> _AIM OF THE EXERCISE_:
Which lines contain the word "matplotlib"? Return each of them as written.

> _MATERIAL TO PROCESS_:
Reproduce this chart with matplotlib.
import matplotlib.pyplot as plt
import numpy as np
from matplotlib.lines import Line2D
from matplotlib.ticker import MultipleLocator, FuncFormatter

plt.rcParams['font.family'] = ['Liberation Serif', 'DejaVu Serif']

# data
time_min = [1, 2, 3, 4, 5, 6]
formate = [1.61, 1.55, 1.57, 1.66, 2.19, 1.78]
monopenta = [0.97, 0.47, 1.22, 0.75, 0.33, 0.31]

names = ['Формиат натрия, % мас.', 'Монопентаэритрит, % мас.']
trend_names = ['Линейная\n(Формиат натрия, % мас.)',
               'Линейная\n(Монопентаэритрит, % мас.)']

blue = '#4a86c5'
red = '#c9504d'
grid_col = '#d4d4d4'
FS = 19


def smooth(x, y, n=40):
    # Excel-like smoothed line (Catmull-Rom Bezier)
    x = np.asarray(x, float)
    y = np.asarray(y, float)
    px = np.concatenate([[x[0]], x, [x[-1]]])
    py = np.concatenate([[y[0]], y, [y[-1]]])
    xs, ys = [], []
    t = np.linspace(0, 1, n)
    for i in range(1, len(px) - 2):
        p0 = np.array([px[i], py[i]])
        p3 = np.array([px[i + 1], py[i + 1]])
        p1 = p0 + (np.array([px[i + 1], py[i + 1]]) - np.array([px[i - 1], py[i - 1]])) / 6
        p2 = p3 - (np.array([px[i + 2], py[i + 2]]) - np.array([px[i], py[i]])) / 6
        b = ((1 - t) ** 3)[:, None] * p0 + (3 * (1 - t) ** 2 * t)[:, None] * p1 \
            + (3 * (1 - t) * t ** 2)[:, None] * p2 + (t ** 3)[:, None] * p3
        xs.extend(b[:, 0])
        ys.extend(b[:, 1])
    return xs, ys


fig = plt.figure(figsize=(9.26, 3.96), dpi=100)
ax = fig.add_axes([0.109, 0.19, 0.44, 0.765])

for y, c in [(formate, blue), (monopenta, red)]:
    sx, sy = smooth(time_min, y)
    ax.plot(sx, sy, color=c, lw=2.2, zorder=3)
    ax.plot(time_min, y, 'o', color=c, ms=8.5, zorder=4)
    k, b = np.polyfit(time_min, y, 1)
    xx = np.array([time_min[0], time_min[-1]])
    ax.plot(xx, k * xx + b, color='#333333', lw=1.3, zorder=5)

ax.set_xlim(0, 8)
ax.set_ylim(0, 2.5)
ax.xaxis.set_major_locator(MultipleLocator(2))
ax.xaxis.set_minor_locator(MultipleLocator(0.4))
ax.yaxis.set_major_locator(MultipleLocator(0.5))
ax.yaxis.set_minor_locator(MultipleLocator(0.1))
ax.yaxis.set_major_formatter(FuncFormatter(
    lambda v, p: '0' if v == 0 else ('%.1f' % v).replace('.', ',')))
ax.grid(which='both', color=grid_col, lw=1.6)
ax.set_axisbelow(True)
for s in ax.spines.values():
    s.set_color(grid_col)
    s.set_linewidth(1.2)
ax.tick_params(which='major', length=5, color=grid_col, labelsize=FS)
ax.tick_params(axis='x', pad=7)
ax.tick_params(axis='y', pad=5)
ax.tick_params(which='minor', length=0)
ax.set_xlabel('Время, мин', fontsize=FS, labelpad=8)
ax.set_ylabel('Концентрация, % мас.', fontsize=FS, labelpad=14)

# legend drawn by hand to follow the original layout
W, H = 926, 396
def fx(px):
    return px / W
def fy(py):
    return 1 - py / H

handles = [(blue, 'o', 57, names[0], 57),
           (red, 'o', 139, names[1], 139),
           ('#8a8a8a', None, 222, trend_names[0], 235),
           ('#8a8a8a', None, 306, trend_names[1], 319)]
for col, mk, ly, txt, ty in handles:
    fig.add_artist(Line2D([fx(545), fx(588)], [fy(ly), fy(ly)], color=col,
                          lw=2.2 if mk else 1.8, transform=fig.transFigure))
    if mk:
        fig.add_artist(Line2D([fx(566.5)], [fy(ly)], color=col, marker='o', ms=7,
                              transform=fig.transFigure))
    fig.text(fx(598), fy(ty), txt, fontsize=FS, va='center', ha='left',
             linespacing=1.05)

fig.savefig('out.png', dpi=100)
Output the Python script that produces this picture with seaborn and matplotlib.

> _OUTPUT FOR THIS EXERCISE_:
Reproduce this chart with matplotlib.
import matplotlib.pyplot as plt
from matplotlib.lines import Line2D
from matplotlib.ticker import MultipleLocator, FuncFormatter
Output the Python script that produces this picture with seaborn and matplotlib.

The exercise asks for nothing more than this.